YELTSIN BOOTS LAST LIBERAL

Bowing to hard-line critics of his government's economic reforms, Russian President Boris Yeltsin accepted the resignation of Anatoly Chubais, the chief strategist of that restructuring effort and the last prominent liberal in Yeltsin's Cabinet.

BALKAN SHORTCOMINGS

Washington privately scolded Bosnia and Croatia for failing to rid Bosnian soil of foreign fighters by last Friday's deadline. The U.S. is angry that Croatia has allowed some of its troops to remain inside Bosnia, and even more rattled that the Bosnian government has allowed half of the some 600 foreign mujahedin it believes were in the country to remain behind. The Pentagon fears anti-American terrorists are hidden within their ranks. Washington has threatened to cut off arms and military training for Bosnian forces if the Islamic freedom fighters aren't booted out.

WAR-CRIMES DATA STOLEN

Burglars broke into the U.N. Center for Human Rights in Zagreb, Croatia, and stole four computers containing data on human-rights violations in Croatia that had been gathered during four years of research. While some of the information had been copied and stored elsewhere, the rest was not backed up anywhere, making the loss appear irretrievable. Said the center's director: "At this point we would like to avoid any political interpretation" of the data's theft.

FIRE KILLS REFUGEES IN GERMANY

A fire blazed through a hostel for refugees in Lubeck, Germany, killing four children and six adults. Asylum seekers from 19 countries lived there, among them immigrants from Syria, Zaire, Togo and Poland.

U.S. DEFECTORS IN NORTH KOREA

The Pentagon said four U.S. soldiers who deserted their units in South Korea in the early 1960s are believed to be living in North Korea. One of the men was identified in a photo published by a South Korean newspaper last week as having appeared in a North Korean propaganda film, Nameless Heroes.

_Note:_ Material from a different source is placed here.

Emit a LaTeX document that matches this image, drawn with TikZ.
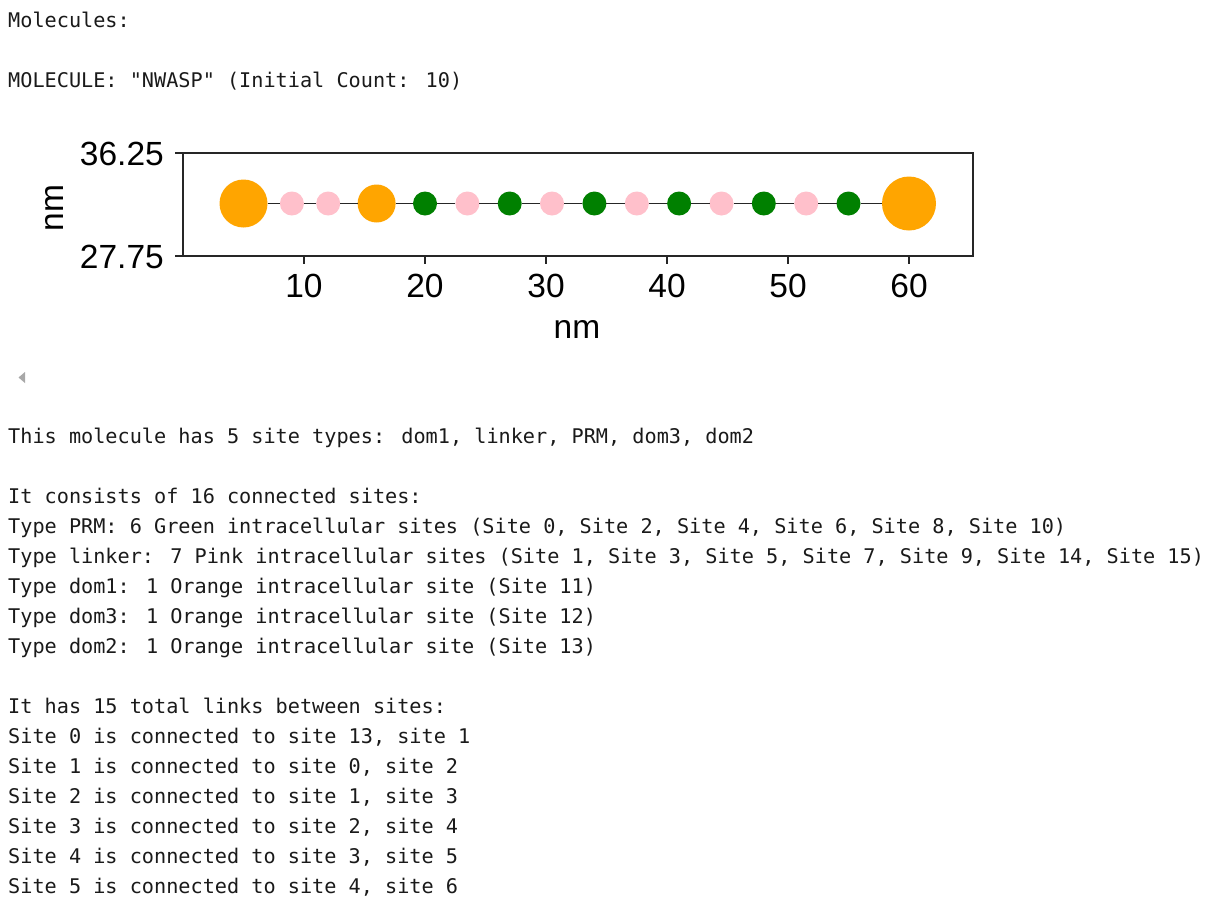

RUSSIA'S CURRENCY OF CHOICE

Moving to assuage panic about the redesign of the $100 note, a U.S. Treasury Department spokesman held a news conference--in Moscow. Jittery Russian savers, oft burned by the unstable ruble and corrupt banks, hold $15 billion in U.S. cash, most in $100 bills, and up to $200 million in greenbacks is flown to Russia daily to meet demand. Despite U.S. assurance that old notes will be valid "forever," Russians are expected to race to exchange their old notes as soon as the new ones are released next month.

BUSINESS

A PRUNING AT APPLE

Reporting a loss of $69 million for the quarter ending Dec. 29, Apple Computer announced a layoff of 1,300 employees, at least 8% of its worldwide work force. The company is expected to pull away from making entry-level computers, concentrating instead on more sophisticated, expensive machines.

VIACOM HEAD ROLLS

Frank Biondi, president and CEO of Viacom, was ousted by chairman Sumner Redstone, who said the company needed more aggressive leadership. Nine years ago, Redstone lured Biondi away from Coca-Cola, and in 1994 he awarded him $16.3 million in cash and stock-option bonuses for his role in Viacom's takeover of Paramount.

SCIENCE

IS THERE LIFE OUT THERE?

Astronomers reported the discovery of two planets orbiting stars similar to the sun. At least one appears temperate enough for water to exist, raising the tantalizing idea that it could possibly support extraterrestrial life.